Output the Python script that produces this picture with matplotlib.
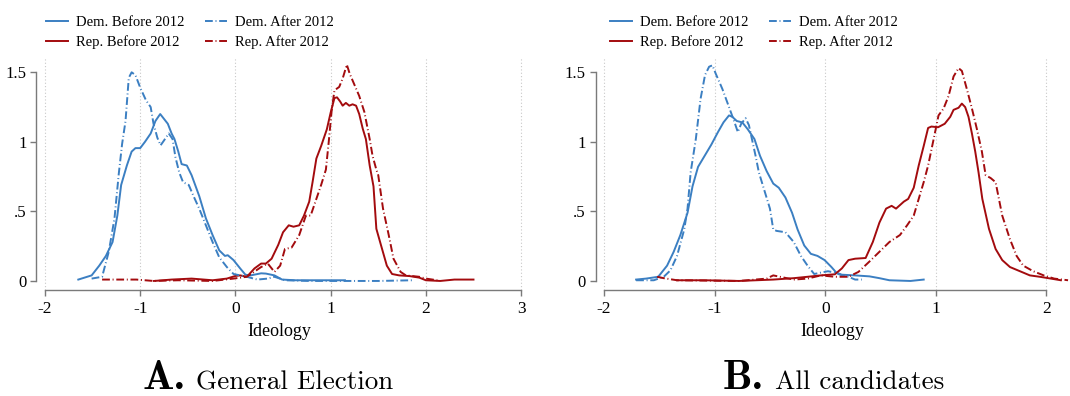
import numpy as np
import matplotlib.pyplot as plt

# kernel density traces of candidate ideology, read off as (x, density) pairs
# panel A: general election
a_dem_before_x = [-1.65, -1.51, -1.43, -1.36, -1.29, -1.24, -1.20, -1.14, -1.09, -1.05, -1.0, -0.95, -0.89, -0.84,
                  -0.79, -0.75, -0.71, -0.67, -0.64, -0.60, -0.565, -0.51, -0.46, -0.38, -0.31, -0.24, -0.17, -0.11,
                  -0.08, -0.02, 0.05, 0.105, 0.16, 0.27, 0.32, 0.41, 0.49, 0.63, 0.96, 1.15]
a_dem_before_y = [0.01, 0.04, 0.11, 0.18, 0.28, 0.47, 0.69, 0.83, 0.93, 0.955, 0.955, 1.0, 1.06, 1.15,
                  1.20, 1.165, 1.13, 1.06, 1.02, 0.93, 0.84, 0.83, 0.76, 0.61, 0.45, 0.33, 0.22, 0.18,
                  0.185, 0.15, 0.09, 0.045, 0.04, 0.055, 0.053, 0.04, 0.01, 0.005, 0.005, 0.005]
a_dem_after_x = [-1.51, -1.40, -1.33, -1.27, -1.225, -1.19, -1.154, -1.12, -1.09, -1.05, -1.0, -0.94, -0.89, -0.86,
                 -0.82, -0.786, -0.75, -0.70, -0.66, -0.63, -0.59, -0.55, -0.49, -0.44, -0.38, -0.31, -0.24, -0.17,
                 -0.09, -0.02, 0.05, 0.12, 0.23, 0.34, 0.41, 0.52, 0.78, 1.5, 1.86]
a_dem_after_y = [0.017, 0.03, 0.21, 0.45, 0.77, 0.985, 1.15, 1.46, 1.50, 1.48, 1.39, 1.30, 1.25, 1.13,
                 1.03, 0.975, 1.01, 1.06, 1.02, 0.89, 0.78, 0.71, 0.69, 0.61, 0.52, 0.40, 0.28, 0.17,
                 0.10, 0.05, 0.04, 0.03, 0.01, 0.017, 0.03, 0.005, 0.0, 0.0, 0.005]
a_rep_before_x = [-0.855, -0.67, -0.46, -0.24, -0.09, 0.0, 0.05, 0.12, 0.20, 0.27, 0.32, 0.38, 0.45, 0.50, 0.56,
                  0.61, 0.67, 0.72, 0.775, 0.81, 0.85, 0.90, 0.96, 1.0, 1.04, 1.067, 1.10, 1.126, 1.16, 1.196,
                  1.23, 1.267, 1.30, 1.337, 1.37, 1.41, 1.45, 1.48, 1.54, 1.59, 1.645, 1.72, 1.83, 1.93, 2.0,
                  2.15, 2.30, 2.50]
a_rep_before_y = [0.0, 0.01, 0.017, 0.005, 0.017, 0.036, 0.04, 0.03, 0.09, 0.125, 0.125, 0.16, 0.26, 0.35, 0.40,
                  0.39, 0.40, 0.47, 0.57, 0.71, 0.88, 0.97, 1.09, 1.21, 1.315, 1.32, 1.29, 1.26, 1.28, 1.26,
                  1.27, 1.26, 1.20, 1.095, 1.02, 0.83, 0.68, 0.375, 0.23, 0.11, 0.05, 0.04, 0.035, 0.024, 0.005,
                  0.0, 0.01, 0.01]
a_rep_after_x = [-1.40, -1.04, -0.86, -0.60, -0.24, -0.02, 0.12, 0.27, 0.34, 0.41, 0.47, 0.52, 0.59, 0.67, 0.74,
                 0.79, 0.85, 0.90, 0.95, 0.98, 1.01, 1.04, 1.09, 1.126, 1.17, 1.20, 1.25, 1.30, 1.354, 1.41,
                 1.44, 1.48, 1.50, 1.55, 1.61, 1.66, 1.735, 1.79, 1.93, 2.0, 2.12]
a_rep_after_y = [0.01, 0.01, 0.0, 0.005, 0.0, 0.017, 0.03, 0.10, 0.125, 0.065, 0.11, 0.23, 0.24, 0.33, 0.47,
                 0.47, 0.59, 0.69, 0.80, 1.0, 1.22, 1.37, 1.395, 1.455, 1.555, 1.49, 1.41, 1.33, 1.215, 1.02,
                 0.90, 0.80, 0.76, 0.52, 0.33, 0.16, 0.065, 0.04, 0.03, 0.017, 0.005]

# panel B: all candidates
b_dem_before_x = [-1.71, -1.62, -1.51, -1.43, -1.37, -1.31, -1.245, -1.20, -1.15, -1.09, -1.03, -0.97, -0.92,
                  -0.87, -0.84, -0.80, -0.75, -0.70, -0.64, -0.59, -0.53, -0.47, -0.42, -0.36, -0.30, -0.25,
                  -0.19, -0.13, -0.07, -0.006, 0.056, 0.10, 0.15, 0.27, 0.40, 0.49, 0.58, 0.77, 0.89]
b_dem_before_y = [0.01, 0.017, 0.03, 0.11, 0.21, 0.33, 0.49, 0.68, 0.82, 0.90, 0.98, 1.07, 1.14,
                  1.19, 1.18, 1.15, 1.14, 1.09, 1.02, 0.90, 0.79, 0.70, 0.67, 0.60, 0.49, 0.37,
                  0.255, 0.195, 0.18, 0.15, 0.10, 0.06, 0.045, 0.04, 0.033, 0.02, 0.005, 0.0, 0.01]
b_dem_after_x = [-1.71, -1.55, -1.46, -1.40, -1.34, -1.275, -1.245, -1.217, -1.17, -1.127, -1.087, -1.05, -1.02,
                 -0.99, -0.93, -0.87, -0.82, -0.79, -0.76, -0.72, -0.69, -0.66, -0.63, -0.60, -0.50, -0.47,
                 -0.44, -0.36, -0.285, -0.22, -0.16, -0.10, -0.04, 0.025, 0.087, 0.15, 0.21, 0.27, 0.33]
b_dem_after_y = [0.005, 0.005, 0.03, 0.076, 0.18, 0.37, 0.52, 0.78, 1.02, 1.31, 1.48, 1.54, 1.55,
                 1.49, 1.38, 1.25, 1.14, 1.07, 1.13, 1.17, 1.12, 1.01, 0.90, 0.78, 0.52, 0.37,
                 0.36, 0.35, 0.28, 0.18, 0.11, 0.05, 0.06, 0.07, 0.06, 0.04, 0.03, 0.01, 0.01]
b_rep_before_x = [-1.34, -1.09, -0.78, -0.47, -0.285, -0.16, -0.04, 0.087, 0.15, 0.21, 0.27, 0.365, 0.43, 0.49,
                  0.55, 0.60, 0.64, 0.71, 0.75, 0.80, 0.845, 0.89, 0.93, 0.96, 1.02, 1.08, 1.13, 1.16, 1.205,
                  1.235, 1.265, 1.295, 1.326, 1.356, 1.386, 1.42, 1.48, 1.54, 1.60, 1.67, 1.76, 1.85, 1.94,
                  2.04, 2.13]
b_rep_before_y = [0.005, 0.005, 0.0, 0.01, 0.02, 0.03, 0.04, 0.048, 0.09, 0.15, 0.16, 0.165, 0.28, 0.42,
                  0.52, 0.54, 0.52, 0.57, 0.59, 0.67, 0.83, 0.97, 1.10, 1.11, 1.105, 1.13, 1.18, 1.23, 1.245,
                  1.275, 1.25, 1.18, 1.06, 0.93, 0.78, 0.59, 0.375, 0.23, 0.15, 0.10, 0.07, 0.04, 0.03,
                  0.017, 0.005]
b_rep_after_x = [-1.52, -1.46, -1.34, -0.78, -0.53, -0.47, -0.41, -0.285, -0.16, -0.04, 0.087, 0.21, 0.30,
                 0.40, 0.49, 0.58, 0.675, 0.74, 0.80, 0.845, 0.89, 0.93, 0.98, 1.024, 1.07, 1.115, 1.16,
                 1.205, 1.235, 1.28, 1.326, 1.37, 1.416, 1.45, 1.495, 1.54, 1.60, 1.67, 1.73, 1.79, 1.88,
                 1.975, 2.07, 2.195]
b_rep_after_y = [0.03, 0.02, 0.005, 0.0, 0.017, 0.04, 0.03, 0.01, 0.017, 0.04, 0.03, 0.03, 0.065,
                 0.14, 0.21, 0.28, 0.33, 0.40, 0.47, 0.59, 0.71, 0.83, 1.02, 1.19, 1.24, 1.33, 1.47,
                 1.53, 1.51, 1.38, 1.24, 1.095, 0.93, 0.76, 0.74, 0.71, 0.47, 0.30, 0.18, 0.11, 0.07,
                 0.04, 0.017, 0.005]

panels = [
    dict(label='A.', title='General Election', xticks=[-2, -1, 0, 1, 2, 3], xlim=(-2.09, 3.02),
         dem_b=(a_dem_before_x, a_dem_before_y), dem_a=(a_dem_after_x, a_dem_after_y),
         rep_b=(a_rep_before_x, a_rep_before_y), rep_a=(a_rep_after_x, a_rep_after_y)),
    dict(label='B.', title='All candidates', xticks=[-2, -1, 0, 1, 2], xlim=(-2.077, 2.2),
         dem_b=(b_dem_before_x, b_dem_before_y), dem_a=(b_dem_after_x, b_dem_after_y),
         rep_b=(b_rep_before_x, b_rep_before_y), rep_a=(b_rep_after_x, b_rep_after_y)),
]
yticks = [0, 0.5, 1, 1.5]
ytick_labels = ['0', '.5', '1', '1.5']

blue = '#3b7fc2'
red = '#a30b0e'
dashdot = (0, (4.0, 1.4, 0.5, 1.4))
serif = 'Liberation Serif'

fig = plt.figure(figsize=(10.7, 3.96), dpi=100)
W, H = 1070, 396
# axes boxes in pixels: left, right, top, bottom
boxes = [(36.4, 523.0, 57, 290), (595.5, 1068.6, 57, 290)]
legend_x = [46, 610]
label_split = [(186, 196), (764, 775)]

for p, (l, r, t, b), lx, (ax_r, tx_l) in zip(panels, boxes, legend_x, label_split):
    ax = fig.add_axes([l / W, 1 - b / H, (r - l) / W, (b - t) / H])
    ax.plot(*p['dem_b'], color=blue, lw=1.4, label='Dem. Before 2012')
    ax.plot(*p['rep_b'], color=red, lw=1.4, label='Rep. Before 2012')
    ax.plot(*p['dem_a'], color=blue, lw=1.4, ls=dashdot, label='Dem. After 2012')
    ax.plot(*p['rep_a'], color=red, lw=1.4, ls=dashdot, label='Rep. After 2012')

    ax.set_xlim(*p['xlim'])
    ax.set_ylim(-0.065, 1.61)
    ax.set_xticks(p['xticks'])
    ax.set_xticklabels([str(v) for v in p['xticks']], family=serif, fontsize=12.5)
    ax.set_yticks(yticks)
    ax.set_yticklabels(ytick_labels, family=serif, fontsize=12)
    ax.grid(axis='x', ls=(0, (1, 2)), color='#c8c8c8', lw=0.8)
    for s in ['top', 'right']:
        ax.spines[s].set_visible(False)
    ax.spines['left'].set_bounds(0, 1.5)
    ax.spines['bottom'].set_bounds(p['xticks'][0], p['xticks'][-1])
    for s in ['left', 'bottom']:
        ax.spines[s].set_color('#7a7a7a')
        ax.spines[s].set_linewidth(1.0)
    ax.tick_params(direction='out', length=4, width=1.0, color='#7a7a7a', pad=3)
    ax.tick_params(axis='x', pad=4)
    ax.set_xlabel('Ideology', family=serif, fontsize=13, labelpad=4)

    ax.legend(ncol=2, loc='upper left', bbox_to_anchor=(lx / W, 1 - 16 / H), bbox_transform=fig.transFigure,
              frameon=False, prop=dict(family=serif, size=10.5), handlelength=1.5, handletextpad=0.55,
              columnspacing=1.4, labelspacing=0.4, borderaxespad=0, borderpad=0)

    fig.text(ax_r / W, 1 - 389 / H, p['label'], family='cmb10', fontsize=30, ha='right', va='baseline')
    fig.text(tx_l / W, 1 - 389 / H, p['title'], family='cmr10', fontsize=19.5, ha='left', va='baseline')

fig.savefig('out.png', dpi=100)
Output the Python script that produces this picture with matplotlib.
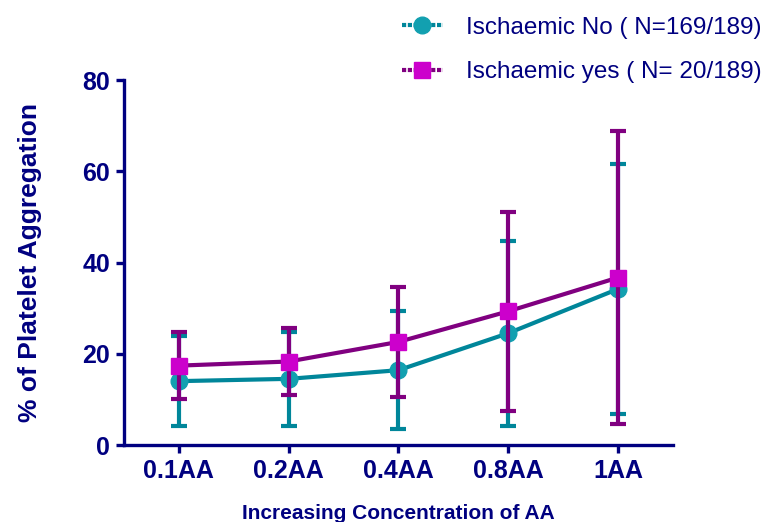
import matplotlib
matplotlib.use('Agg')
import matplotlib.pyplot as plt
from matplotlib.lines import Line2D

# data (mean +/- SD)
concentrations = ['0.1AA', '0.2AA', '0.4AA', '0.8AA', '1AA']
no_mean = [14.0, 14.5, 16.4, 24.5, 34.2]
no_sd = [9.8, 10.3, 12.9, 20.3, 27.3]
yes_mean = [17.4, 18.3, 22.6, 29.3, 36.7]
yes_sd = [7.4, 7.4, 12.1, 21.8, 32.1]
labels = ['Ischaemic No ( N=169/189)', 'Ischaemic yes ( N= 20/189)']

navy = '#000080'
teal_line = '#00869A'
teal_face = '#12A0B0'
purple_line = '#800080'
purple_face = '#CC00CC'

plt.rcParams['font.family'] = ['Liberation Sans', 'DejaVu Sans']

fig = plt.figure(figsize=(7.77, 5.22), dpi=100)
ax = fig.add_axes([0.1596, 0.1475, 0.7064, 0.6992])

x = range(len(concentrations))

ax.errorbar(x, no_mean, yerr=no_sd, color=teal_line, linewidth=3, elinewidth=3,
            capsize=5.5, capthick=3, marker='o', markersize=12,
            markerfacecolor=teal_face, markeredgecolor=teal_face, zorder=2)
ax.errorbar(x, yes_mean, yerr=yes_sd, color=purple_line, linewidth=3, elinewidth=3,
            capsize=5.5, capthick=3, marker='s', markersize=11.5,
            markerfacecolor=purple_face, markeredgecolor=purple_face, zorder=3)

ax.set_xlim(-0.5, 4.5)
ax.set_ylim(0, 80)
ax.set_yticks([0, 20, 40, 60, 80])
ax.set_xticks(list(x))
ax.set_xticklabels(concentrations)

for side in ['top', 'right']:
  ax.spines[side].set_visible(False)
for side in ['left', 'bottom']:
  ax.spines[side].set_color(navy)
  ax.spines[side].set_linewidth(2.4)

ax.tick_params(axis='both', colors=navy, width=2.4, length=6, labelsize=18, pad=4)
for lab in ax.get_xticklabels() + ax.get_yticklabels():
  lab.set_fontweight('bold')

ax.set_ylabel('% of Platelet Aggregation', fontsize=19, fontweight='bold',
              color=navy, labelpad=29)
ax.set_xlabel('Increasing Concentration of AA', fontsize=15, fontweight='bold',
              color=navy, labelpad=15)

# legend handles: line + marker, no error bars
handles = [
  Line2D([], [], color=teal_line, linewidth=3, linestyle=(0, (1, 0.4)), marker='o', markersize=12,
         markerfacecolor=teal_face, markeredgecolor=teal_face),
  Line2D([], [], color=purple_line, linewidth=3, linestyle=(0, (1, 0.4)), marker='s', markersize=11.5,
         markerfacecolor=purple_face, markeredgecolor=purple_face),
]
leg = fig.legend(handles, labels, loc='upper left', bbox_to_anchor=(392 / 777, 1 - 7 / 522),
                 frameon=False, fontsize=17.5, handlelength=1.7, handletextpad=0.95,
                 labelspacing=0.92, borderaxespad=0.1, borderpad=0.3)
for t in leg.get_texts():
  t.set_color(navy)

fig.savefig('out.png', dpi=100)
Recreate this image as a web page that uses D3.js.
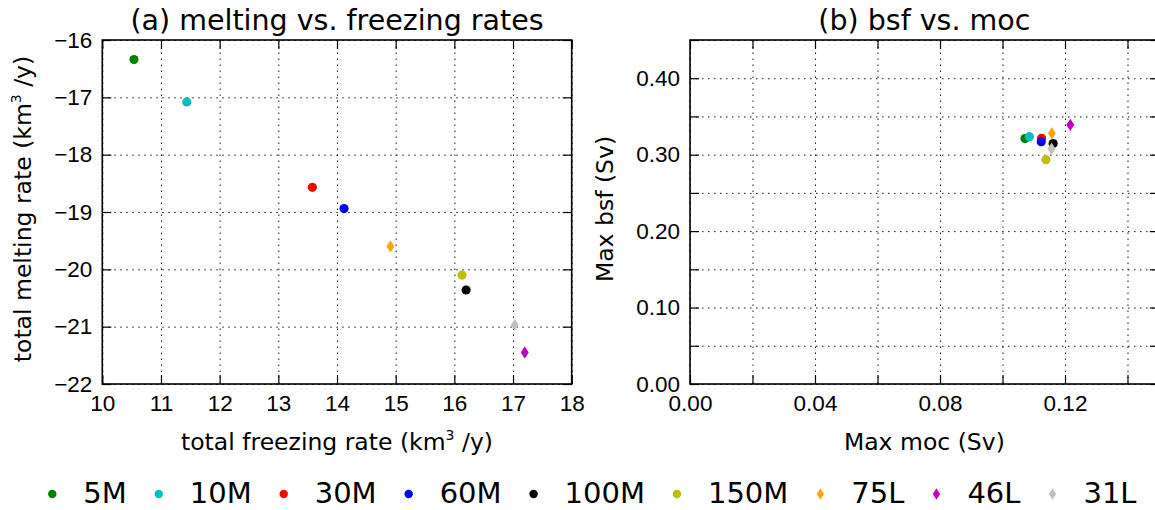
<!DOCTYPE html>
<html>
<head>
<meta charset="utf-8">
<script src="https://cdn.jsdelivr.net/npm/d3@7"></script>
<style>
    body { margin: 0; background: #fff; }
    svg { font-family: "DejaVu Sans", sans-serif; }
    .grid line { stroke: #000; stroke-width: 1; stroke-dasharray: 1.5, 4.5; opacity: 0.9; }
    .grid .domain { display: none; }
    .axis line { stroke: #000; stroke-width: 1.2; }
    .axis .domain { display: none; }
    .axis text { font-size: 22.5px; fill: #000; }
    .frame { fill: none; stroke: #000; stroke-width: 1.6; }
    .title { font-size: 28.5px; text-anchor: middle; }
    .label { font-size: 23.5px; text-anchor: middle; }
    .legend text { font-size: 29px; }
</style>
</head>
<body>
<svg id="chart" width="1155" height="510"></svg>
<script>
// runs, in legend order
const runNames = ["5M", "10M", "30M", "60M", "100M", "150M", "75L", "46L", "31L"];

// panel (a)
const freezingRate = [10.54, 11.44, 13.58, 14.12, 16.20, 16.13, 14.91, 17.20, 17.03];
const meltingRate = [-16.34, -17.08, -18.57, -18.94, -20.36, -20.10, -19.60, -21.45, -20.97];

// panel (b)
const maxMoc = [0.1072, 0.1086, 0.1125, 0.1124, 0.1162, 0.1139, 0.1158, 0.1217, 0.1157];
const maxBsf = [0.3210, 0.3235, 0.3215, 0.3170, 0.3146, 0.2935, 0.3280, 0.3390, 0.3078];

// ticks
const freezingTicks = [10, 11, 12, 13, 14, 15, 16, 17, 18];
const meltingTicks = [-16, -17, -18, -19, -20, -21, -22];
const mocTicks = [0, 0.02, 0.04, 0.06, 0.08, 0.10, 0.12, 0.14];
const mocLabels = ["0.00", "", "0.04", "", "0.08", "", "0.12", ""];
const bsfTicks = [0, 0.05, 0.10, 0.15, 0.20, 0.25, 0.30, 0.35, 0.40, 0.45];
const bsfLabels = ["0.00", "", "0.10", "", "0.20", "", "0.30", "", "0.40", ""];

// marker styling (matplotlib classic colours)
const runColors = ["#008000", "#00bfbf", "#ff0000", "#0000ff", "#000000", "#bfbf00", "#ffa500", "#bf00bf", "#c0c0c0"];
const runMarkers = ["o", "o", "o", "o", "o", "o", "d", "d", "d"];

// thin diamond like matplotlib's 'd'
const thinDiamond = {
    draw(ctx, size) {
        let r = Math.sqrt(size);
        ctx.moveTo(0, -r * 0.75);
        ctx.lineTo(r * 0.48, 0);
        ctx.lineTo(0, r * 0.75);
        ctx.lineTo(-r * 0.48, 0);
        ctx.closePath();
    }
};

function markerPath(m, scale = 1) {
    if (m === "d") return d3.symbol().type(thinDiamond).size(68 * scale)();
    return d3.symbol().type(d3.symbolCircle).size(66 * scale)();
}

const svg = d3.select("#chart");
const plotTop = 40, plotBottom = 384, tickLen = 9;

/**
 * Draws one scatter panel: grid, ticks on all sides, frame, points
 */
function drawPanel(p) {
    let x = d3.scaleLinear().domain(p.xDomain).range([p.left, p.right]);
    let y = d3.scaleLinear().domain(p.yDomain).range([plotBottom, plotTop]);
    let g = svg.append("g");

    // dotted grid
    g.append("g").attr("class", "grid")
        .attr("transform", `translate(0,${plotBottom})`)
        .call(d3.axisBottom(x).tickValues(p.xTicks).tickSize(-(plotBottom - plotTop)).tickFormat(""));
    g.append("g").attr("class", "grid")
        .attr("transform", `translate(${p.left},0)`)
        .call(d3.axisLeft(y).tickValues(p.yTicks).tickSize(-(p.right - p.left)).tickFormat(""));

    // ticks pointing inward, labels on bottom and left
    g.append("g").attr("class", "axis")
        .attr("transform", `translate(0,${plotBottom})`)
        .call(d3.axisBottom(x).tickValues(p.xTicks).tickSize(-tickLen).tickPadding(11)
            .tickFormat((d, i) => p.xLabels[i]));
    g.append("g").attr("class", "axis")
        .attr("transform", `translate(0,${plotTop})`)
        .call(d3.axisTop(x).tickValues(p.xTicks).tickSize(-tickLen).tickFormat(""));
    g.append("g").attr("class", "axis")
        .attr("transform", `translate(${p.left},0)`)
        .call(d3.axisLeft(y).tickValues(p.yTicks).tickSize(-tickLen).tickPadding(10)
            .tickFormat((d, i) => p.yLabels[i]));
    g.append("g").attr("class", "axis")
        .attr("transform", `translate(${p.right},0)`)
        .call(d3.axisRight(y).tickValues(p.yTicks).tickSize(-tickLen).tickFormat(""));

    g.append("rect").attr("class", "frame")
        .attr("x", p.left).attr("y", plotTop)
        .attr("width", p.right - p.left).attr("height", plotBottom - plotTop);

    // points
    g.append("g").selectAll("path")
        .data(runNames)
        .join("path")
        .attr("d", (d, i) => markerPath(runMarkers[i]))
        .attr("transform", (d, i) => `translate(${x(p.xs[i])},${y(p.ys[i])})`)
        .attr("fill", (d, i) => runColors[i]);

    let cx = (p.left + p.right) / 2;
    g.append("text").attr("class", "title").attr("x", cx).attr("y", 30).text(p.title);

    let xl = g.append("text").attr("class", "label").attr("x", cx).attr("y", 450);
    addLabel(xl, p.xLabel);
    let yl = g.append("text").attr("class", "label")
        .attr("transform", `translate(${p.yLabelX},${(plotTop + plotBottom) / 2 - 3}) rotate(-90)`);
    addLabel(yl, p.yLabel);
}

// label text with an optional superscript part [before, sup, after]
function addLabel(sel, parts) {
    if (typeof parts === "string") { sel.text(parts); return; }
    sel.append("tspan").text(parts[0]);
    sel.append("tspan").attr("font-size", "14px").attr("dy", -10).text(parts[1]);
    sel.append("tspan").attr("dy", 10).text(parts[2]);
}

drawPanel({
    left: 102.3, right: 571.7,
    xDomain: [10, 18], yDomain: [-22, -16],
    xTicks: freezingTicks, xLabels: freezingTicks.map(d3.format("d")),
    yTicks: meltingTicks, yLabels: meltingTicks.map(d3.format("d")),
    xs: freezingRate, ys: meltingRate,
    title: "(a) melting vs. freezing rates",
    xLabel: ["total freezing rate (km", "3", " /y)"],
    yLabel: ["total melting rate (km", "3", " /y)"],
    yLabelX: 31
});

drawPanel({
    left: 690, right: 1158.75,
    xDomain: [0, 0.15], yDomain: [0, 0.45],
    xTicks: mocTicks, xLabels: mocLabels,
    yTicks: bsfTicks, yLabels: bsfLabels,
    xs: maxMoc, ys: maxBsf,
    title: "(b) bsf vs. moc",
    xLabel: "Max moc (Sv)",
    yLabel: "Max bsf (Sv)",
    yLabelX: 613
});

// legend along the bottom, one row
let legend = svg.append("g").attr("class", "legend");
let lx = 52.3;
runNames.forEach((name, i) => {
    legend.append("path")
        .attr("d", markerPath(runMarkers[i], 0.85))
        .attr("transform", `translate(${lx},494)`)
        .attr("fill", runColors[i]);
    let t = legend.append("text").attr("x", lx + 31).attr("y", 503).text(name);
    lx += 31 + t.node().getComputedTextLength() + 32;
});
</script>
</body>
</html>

......

> **Set exercise**
Provide solely the number of lines in the data that include the word "matplotlib".

> **The answer**
9